LILLE : Histoires vraies, course aux meilleurs auteurs, bulle encore grandissante et succès des productions locales: les tendances de l'univers des séries ont été dévoilées à Lille (nord) lors des huit jours du festival Séries Mania.
Explosion de la bulle des séries ?
Selon FX Networks Research (groupe Disney), 532 séries ont été produites aux Etats-Unis en 2019 pour baisser à 493 en 2020 en raison de la pandémie. Mais une nouvelle augmentation est attendue pour 2021.
"On entre dans une période où il y a regain de coproductions internationales, des quotas (de contribution à la création) imposés aux plateformes vont rajouter de nouvelles productions, sans compter les plateformes internationales qui vont essayer de conquérir de nouveaux marchés à travers le monde et donc lancer des productions locales", explique Pierre Langlais, auteur de l'ouvrage "Créer une série".
Reste à savoir "à quel point ces plateformes s'endettent pour multiplier les productions" et la rentabilité à terme de cette stratégie, questionne le spécialiste.
"Le mouvement va être limité par les moyens financiers" des téléspectateurs, prévoit Laurence Herszberg, directrice du festival, d'après qui "en Europe on ne mettra pas 80-100 euros par mois" dans des abonnements à des plateformes ou chaînes comme aux Etats-Unis.
Productions locales"Quelque chose est en train de changer dans le monde de l'adaptation, ce qui est formidable. De plus en plus de gens regardent des émissions originales dans leur langue d'origine. Je pense que bientôt, les adaptations seront superflues. C'est en train de se produire de plus en plus, même aux Etats-Unis", a estimé Hagai Levi, créateur de la série "En Thérapie".
D'autant que le public aime regarder ce qui est proche de lui. 77% des contenus audiovisuels visionnés en Europe sont des productions locales, a rappelé Jan Koeppen, président de la région EMEA (Europe Moyen-Orient Afrique) du groupe Walt Disney Company.
Une tendance bien intégrée par les plateformes mondiales et studios américains qui sont les principaux commanditaires de programmes de fiction dans le monde, selon une étude du CNC. Disney a ainsi rehaussé son objectif de productions locales en Europe à plus de 60 séries originales d'ici 2024, contre 50 initialement.
Les Français aiment frissonner devant leurs écrans et sont gourmands de programmes "crime/thriller" qui pèsent pour plus d'un tiers (35% de leur programmation), à l'instar de l'Espagne et de l'Inde (même part).

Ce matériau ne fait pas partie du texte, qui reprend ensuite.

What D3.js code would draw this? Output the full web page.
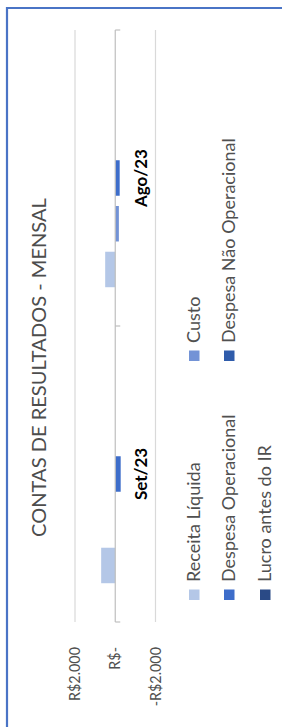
<!DOCTYPE html>
<html><head><meta charset="utf-8">
<script src="https://cdn.jsdelivr.net/npm/d3@7"></script>
<style>
html,body{margin:0;padding:0;background:#fff;}
svg{display:block;font-family:Lato,"Open Sans",sans-serif;}
</style>
</head><body>
<svg id="c" width="282" height="727"></svg>
<script>
// ---- data ----
const categories = ["Set/23", "Ago/23"];
const series = ["Receita Líquida", "Custo", "Despesa Operacional", "Despesa Não Operacional", "Lucro antes do IR"];
const receitaLiquida = [700, 500];
const custo = [0, -180];
const despesaOperacional = [-270, -220];
const despesaNaoOperacional = [0, 0];
const lucroAntesIR = [0, 0];
const tickValues = [2000, 0, -2000];
const tickLabels = ["R$2.000", "R$-", "-R$2.000"];
const chartTitle = "CONTAS DE RESULTADOS - MENSAL";
const colors = ["#b4c7e7", "#7393d6", "#3d6dca", "#2f5cab", "#2a4a86"];

const values = [receitaLiquida, custo, despesaOperacional, despesaNaoOperacional, lucroAntesIR];

const svg = d3.select("#c");
svg.append("rect").attr("width", 282).attr("height", 727).attr("fill", "#fff");

// chart border (blue frame, cropped)
svg.append("path").attr("d", "M7,727 V8 H282").attr("fill", "none")
  .attr("stroke", "#4a74c6").attr("stroke-width", 2.2);

// Rotated chart: original coords (ox along category axis, oy vertical)
const g = svg.append("g").attr("transform", "translate(0,727) rotate(-90)");

const x0 = d3.scaleBand().domain(categories).range([105, 697]).paddingInner(0.262).paddingOuter(0.131);
const x1 = d3.scaleBand().domain(series).range([0, x0.bandwidth()]).paddingInner(0.224);
const y = d3.scaleLinear().domain([-2000, 2000]).range([155.5, 75]);

function sizeFor(text, fs0, target, weight) {
  const probe = g.append("text").attr("font-size", fs0).attr("font-weight", weight || "normal").text(text);
  const fs = fs0 * target / probe.node().getComputedTextLength();
  probe.remove();
  return fs;
}

// gridlines
const [r0, r1] = x0.range();
g.selectAll("line.grid").data(tickValues.filter(v => v !== 0)).join("line")
  .attr("class", "grid")
  .attr("x1", r0).attr("x2", r1)
  .attr("y1", d => y(d)).attr("y2", d => y(d))
  .attr("stroke", "#d9d9d9").attr("stroke-width", 1.2);

// bars
categories.forEach((c, i) => {
  series.forEach((s, j) => {
    const v = values[j][i];
    g.append("rect")
      .attr("x", x0(c) + x1(s))
      .attr("width", x1.bandwidth())
      .attr("y", Math.min(y(v), y(0)))
      .attr("height", Math.abs(y(v) - y(0)))
      .attr("fill", colors[j]);
  });
});

// zero axis with tick marks at category boundaries
g.append("line").attr("x1", r0).attr("x2", r1).attr("y1", y(0)).attr("y2", y(0))
  .attr("stroke", "#bfbfbf").attr("stroke-width", 1.2);
const bounds = categories.map(c => x0(c) - x0.step() * x0.paddingOuter()).concat([r1]);
g.selectAll("line.tk").data(bounds).join("line")
  .attr("class", "tk")
  .attr("x1", d => d).attr("x2", d => d)
  .attr("y1", y(0)).attr("y2", y(0) + 5)
  .attr("stroke", "#bfbfbf").attr("stroke-width", 1.2);

// value axis labels
const tickFs = sizeFor(tickLabels[0], 15, 54);
tickValues.forEach((v, k) => {
  g.append("text")
    .attr("x", 80).attr("y", y(v)).attr("dy", "0.36em")
    .attr("text-anchor", "end")
    .attr("font-size", tickFs).attr("fill", "#505050")
    .text(tickLabels[k]);
});

// category labels
const catFs = sizeFor("Ago/23", 18, 58, "bold");
categories.forEach(c => {
  g.append("text")
    .attr("x", x0(c) + x0.bandwidth() / 2).attr("y", 147)
    .attr("text-anchor", "middle")
    .attr("font-size", catFs).attr("font-weight", "bold").attr("fill", "#000")
    .text(c);
});

// title
const titleFs = sizeFor(chartTitle, 20, 339);
g.append("text")
  .attr("x", 727 - 367.5).attr("y", 46)
  .attr("text-anchor", "middle")
  .attr("font-size", titleFs).attr("fill", "#4d4d4d")
  .text(chartTitle);

// legend
const legPos = [
  {ox: 127, oy: 194}, {ox: 366, oy: 194},
  {ox: 127, oy: 229}, {ox: 366, oy: 229},
  {ox: 127, oy: 265}
];
const legFs = sizeFor(series[3], 18, 205);
series.forEach((s, j) => {
  const p = legPos[j];
  g.append("rect").attr("x", p.ox).attr("y", p.oy - 5).attr("width", 10.5).attr("height", 10.5)
    .attr("fill", colors[j]);
  g.append("text").attr("x", p.ox + 18).attr("y", p.oy).attr("dy", "0.36em")
    .attr("font-size", legFs).attr("fill", "#505050").text(s);
});
</script>
</body></html>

Les Britanniques et les Allemands eux aiment se plier devant des comédies (28% et 27%). A noter que la science-fiction séduit surtout en Corée du Sud, aux Etats-Unis (18% de leurs programmes) alors qu'elle représente un pourcentage beaucoup plus faible ailleurs, selon une étude du CNC basée sur des données d'Ampere Analysis, réalisée entre août 2020 et juillet 2021.
Histoires vraies, course aux auteursLes "true facts" ou histoires réelles deviennent une manne dans l'univers des séries: histoires sociales, faits divers, biographies, tout y passe et ceux qui les racontent, souvent des journalistes deviennent très prisés.
"Beaucoup de journaux américains sont financés par le fait que des articles ou des journalistes, leurs reportages ou leurs investigations deviennent des séries", expliquait Florence Aubenas dans un entretien à "20 minutes". "En France, on va vers cela, la plupart des journaux dont Le Monde sont sollicités".
Disney et Gaumont vont ainsi adapter en série la biographie "Kaiser Karl" écrite par la journaliste du Monde Raphaëlle Bacqué sur le couturier star Karl Lagerfeld.
L'éditeur So Press a rappelé travailler avec Federation entertainment sur l'adaptation en série de son enquête sur Xavier Dupont de Ligonnès, disparu en France depuis l'assassinat de sa famille.
La course aux romanciers continue également: Dominique Farrugia, patron de Shine fiction (groupe Endemol) a indiqué mercredi avoir obtenu les droits d'adaptation des romans de Pierre Lemaître ("Au revoir là-haut").